Et alors cela freine des quatre fers et repousse d’autant la matérialité des bénéfices escomptés.

Même lorsque les gens sont convaincus, il y a aussi le temps de l’adoption, de l’appropriation, de l’intégration effective et concrète des bons usages.

Là encore ce temps est long, c’est celui de l’être humain. Pas celui de la machine. Or, durant cette période d’acclimatation, il n’y a pas de gains de productivité, c’est même généralement plutôt l’inverse.

Là encore le PFH. Mais pas seulement. Tout ne vient pas de ce que l’on pourrait appeler une forme d’inertie pour adopter les outils.

Cela vient aussi de la rigidité des processus de travail eux-mêmes, car on n’a pas toujours pris la peine non plus de les faire évoluer de concert. On n’a pas nécessairement profité de l’occasion de l’introduction d’une technologie pour revisiter les façons de faire.

C’est face à ce constat que le risque est grand de jeter l’éponge. On a vendu des gains importants, on pense être arrivé sur l’autre rive de la rivière parce que la technologie est implémentée mais en réalité on est plutôt au milieu du gué.

Ce n’est pas le moment de revenir en arrière. Il faut de la patience. Peut-être aurait-il mieux valu ne pas vendre monts et merveilles avant mais une fois qu’on en est là, il faut avoir la sagesse d’accepter le temps plus long des êtres humains.
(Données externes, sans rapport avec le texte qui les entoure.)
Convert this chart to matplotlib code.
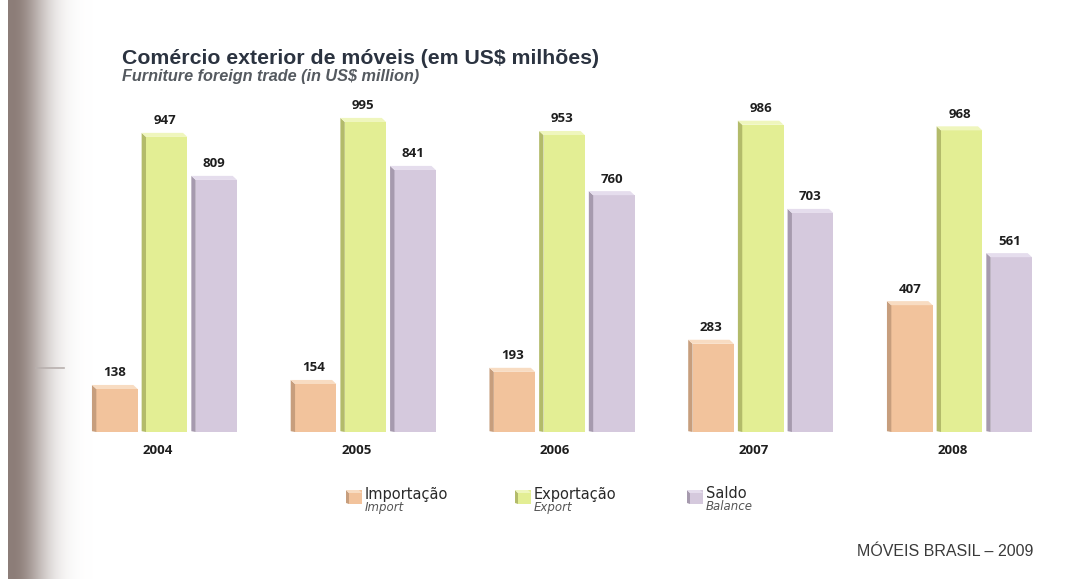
import numpy as np
import matplotlib
matplotlib.use("Agg")
import matplotlib.pyplot as plt
from matplotlib.patches import Polygon, Rectangle

years = ["2004", "2005", "2006", "2007", "2008"]
importacao = [138, 154, 193, 283, 407]
exportacao = [947, 995, 953, 986, 968]
saldo = [809, 841, 760, 703, 561]

series = [
    ("Importação", "Import", importacao, ("#f2c39c", "#c79e7d", "#f8dcc2")),
    ("Exportação", "Export", exportacao, ("#e3ee94", "#b3bb6a", "#eff6bd")),
    ("Saldo", "Balance", saldo, ("#d5c9dd", "#a69aae", "#e5dded")),
]

W, H = 1088, 579
fig = plt.figure(figsize=(W / 100, H / 100), dpi=100)
fig.patch.set_facecolor("white")


def fx(x):
    return x / W


def fy(y):
    return 1 - y / H


# shadow of the page binding down the left edge
bg = fig.add_axes([0, 0, 1, 1], zorder=-5)
bg.axis("off")
xs = np.arange(W, dtype=float)
shade = np.where(xs < 8, 0.0, np.exp(-((np.clip(xs - 12, 0, None)) / 34.0) ** 2))
dark = np.array([0.55, 0.49, 0.47])
img = np.ones((1, W, 3))
img[0] = 1 - shade[:, None] * (1 - dark)
img = np.round(img * 255).astype(np.uint8)
bg.imshow(img, aspect="auto", extent=[0, 1, 0, 1], interpolation="none")
bg.set_xlim(0, 1)
bg.set_ylim(0, 1)
bg.plot([fx(36), fx(64)], [fy(368), fy(368)], color="#b8b0ae", lw=1.2)

# bars
ax_left, ax_bottom = 45.25, H - 432
ax_w, ax_h = 1033.5, 1100 * 0.3116
ax = fig.add_axes([fx(ax_left), ax_bottom / H, ax_w / W, ax_h / H])
ax.set_xlim(-0.6, 4.6)
ax.set_ylim(0, 1100)
ax.axis("off")

bw = 0.23
step = 0.25
dx = 0.022  # depth to the left
dy = 13     # depth upwards
x = np.arange(len(years))

for k, (pt, en, vals, (front, side, top)) in enumerate(series):
    for i, v in enumerate(vals):
        x0 = x[i] + (k - 1) * step - bw / 2
        x1 = x0 + bw
        ax.bar(x0 + dx, v, width=bw - dx, align="edge", color=front,
               edgecolor="none", zorder=2)
        ax.add_patch(Polygon([(x0, dy * 0.2), (x0 + dx, 0), (x0 + dx, v), (x0, v + dy)],
                             closed=True, facecolor=side, edgecolor="none", zorder=2))
        ax.add_patch(Polygon([(x0 + dx, v), (x1, v), (x1 - dx, v + dy), (x0, v + dy)],
                             closed=True, facecolor=top, edgecolor="none", zorder=2))
        ax.annotate(str(v), (x0 + bw / 2, v + dy), xytext=(0, 4),
                    textcoords="offset points", ha="center", va="bottom",
                    fontsize=9.5, fontweight="bold", family="Open Sans", color="#1e1e1e")

for i, yr in enumerate(years):
    ax.annotate(yr, (x[i] - 0.035, 0), xytext=(0, -13), textcoords="offset points",
                ha="center", va="center", fontsize=9.5, fontweight="bold",
                family="Open Sans", color="#1e1e1e")

# titles
fig.text(fx(122), fy(58), "Comércio exterior de móveis (em US$ milhões)",
         fontsize=15.3, fontweight="bold", family="Liberation Sans",
         color="#2b3340", ha="left", va="center")
fig.text(fx(122), fy(77), "Furniture foreign trade (in US$ million)",
         fontsize=11.7, fontweight="bold", style="italic", family="Liberation Sans",
         color="#555a60", ha="left", va="center")

# legend
legend_x = [346, 515, 687]
for (pt, en, vals, (front, side, top)), lx in zip(series, legend_x):
    sx, sy, sw, sh, d = lx, 490, 16, 14, 3
    fig.add_artist(Rectangle((fx(sx + d), fy(sy + sh)), fx(sw - d), sh / H,
                             facecolor=front, edgecolor="none"))
    fig.add_artist(Polygon([(fx(sx), fy(sy + sh - 1)), (fx(sx + d), fy(sy + sh)),
                            (fx(sx + d), fy(sy + d)), (fx(sx), fy(sy))],
                           closed=True, facecolor=side, edgecolor="none"))
    fig.add_artist(Polygon([(fx(sx), fy(sy)), (fx(sx + sw - d), fy(sy)),
                            (fx(sx + sw), fy(sy + d)), (fx(sx + d), fy(sy + d))],
                           closed=True, facecolor=top, edgecolor="none"))
    fig.text(fx(lx + 19), fy(494), pt, fontsize=10.5, family="DejaVu Sans",
             color="#2a2a2a", ha="left", va="center")
    fig.text(fx(lx + 19), fy(507), en, fontsize=8.5, style="italic",
             family="DejaVu Sans", color="#555555", ha="left", va="center")

fig.text(fx(1033), fy(552), "MÓVEIS BRASIL – 2009", fontsize=11.5,
         family="Liberation Sans", color="#3a3a3a", ha="right", va="center")

fig.savefig("out.png", dpi=100)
En résumé, la technologie est souvent synonyme d’une promesse de gains de productivité. Mais il faut être conscient du temps qu’il faut aux êtres humains et à leur culture pour se l’approprier et faire en sorte que ces gains soient bien réels. Technologie oui mais sagesse et patience aussi.

J’ai bon chef ?

Oui tu as bon mais on ne va pas en faire toute une histoire.